Minoan (Cretan) culture, Middle

Years: 2160BCE - 1600BCE

In the late third millenium BCE, several localities on the island of Crete develop into centers of commerce and handwork.

This enables the upper classes to continuously practice leadership activities and to expand their influence.

It is likely that the original hierarchies of the local elites were replaced by monarchist power structures - a precondition for the creation of the great palaces.

At the end of the MMII period (1700 BCE), there is a large disturbance in Crete, probably an earthquake, or possibly an invasion from Anatolia.

The palaces at Knossos, Phaistos, Malia, and Kato Zakros are destroyed.

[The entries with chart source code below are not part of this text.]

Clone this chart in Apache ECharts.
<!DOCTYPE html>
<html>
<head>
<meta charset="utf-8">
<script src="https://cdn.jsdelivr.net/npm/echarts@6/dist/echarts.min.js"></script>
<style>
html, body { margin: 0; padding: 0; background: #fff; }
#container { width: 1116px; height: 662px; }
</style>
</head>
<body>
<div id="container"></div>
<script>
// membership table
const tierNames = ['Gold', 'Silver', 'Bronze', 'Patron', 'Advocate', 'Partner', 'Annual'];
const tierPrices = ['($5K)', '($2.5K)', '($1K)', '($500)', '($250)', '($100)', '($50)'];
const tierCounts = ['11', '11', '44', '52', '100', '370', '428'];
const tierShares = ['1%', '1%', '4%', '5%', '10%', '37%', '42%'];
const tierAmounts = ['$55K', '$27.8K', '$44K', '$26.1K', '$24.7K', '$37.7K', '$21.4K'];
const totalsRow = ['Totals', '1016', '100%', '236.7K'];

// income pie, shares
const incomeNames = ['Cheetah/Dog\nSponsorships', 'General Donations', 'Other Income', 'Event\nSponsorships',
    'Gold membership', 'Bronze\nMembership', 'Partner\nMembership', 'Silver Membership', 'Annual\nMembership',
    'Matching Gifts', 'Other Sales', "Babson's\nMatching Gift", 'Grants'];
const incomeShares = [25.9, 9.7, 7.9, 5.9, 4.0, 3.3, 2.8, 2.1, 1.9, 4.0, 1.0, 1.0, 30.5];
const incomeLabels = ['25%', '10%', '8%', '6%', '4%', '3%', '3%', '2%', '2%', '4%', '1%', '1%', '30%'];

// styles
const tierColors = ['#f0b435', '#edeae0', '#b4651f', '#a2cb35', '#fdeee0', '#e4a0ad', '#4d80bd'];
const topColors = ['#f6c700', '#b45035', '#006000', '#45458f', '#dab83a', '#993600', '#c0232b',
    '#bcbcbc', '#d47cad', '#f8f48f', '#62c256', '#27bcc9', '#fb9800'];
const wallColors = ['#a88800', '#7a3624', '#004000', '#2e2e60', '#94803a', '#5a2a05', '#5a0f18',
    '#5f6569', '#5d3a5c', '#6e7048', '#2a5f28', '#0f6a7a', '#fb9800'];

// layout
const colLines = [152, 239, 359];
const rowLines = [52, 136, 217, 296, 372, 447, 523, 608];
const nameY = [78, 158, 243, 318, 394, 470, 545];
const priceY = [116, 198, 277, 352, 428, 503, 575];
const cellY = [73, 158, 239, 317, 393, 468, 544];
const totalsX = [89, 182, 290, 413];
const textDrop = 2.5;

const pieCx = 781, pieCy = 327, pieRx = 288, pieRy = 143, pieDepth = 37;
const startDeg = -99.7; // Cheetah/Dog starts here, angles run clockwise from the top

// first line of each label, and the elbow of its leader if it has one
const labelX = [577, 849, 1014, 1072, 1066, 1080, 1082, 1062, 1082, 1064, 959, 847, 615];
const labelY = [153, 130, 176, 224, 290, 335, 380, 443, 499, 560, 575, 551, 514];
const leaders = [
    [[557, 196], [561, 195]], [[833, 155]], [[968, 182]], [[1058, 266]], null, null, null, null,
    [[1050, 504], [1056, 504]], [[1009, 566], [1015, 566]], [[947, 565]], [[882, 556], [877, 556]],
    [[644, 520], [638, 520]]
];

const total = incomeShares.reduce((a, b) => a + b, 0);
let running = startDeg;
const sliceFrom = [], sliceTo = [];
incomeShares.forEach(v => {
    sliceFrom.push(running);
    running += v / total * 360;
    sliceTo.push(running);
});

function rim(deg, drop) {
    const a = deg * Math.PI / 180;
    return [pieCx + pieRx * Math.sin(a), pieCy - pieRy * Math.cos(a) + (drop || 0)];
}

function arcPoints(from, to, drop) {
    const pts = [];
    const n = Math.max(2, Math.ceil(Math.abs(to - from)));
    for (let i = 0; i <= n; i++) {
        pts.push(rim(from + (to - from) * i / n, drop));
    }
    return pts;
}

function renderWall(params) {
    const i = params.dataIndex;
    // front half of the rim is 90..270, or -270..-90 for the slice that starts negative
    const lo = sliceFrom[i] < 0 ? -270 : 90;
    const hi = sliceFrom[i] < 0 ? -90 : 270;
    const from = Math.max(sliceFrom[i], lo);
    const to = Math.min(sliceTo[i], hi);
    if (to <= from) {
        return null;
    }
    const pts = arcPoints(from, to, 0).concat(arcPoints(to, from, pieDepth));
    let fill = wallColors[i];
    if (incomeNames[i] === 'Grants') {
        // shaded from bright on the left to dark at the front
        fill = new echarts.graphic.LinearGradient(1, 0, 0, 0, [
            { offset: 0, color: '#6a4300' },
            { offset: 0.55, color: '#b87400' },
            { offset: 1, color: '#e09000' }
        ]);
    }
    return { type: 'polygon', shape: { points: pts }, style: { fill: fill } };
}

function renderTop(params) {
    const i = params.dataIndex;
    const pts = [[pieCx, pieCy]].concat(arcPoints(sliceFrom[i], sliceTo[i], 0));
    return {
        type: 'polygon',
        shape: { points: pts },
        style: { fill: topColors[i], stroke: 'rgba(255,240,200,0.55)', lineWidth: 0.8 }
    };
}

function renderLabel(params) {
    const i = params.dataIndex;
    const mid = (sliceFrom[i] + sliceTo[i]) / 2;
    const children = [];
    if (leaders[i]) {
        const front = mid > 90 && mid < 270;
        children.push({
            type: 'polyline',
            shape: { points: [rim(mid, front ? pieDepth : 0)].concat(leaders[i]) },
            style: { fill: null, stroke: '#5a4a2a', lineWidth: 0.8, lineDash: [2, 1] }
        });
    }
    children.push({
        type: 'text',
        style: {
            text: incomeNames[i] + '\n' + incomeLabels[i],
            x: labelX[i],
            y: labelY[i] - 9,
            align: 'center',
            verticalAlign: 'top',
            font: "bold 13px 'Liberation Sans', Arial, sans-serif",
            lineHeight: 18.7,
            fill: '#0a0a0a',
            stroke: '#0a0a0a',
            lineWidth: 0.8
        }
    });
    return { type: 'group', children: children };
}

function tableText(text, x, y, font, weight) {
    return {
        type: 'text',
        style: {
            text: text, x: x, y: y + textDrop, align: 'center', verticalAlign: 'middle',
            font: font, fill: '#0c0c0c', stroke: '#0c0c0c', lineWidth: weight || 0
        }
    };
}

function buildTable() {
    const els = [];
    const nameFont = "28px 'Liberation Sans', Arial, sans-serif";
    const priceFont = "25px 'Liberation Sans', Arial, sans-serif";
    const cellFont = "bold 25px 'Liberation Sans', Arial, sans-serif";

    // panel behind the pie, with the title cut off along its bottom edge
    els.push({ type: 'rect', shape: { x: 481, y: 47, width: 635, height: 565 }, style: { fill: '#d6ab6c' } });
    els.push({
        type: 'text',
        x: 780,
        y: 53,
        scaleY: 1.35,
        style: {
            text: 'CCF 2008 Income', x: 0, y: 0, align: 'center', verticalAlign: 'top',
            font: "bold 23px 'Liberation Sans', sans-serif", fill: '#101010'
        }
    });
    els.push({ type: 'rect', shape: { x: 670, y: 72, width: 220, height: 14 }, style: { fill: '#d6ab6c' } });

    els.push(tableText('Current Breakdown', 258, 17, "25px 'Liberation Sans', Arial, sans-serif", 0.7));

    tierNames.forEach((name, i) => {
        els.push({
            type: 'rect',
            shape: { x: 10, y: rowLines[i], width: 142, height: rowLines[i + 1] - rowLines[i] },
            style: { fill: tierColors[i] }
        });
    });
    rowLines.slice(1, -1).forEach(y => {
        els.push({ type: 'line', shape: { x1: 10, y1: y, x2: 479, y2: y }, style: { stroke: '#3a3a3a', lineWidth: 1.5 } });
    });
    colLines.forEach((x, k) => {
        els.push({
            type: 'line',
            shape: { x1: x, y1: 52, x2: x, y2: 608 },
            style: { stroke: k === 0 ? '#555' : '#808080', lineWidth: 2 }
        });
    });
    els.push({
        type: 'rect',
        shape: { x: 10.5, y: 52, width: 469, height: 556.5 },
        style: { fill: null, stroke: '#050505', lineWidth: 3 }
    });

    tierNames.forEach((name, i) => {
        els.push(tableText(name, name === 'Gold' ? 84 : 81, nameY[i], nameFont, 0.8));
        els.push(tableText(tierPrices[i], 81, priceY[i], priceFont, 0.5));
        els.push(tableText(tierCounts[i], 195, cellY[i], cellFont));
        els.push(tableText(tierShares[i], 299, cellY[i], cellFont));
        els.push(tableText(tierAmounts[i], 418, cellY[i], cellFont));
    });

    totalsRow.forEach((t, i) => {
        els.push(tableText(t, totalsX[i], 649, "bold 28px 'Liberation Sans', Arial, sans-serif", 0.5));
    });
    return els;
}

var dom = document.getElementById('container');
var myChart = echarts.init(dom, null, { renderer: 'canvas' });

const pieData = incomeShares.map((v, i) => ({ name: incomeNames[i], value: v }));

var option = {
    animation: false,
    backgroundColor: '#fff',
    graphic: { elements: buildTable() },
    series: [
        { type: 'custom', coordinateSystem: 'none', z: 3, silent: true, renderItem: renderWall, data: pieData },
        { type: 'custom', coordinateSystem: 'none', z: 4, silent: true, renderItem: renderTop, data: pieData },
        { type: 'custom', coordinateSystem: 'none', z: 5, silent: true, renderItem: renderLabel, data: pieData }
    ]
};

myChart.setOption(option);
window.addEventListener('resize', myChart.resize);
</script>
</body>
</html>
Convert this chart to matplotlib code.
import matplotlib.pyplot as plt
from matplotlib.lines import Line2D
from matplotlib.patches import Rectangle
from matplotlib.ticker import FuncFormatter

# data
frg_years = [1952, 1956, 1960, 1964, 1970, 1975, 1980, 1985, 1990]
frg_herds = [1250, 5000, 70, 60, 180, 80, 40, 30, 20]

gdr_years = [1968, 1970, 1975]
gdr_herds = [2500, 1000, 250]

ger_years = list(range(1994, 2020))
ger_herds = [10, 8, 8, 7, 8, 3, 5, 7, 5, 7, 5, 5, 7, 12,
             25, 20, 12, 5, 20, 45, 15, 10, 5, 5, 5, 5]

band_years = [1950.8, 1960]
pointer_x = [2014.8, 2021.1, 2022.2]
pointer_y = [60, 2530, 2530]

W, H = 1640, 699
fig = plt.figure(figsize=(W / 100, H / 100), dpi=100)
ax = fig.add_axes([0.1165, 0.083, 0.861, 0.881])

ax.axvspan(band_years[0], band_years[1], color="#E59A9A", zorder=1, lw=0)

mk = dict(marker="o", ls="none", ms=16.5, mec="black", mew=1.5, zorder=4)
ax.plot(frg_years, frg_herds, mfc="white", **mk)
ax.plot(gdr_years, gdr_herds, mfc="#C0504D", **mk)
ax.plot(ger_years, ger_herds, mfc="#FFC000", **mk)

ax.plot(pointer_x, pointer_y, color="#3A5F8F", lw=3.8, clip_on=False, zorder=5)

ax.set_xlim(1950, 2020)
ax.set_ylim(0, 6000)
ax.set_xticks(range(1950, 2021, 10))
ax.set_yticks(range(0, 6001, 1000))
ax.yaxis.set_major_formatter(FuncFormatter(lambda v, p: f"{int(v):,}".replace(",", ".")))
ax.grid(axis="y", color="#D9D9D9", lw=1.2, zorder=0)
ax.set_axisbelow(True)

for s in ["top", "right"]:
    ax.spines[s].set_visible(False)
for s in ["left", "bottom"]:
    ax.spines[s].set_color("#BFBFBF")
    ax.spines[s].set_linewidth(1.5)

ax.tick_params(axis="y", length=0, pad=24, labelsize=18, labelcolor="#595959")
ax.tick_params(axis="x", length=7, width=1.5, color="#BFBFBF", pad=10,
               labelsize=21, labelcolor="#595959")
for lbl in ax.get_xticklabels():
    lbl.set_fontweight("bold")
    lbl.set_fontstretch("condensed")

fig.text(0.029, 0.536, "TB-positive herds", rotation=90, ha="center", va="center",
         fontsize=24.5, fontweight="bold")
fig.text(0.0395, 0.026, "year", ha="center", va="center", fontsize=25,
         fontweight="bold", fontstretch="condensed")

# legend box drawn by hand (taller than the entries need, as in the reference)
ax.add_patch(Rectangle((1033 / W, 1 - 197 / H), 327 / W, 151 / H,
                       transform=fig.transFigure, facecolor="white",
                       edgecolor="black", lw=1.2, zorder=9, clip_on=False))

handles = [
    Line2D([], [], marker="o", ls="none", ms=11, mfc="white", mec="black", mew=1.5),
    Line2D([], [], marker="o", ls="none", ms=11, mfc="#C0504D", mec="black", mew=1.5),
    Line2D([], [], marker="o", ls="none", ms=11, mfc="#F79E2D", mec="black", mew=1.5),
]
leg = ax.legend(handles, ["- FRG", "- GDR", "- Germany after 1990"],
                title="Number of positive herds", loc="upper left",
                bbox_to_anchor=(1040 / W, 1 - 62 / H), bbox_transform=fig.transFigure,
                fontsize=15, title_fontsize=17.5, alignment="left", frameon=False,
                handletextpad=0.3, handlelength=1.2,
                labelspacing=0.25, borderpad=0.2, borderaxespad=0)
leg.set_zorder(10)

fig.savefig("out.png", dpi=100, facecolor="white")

With the start of the Neopalatial period, population increases again, the palaces are rebuilt on a larger scale and new settlements were built all over the island.

This period (the 17th and 16th centuries BCE, MM III / Neopalatial) represents the apex of the Minoan civilization.

There is another natural catastrophe around 1600 BCE, possibly an eruption of the Thera volcano.

Even this disaster doesn’t discourage the Minoans: the palaces are again rebuilt and were made even greater than before.

The influence of the Minoan civilization outside Crete manifests itself in the presence of valuable Minoan handicraft items on the Greek mainland.

It is likely that the ruling house of Mycenae was connected to the Minoan trade network.

After around 1700 BCE, the material culture on the Greek mainland achieves a new level due to Minoan influence.

Connections between Egypt and Crete are prominent.

Minoan ceramics are found in Egyptian cities and the Minoans import several items from Egypt, especially papyrus, as well as architectural and artistic ideas.

The Egyptian hieroglyphs serve as a model for the Minoan pictographic writing, from which the famous Linear A and Linear B writing systems later develop.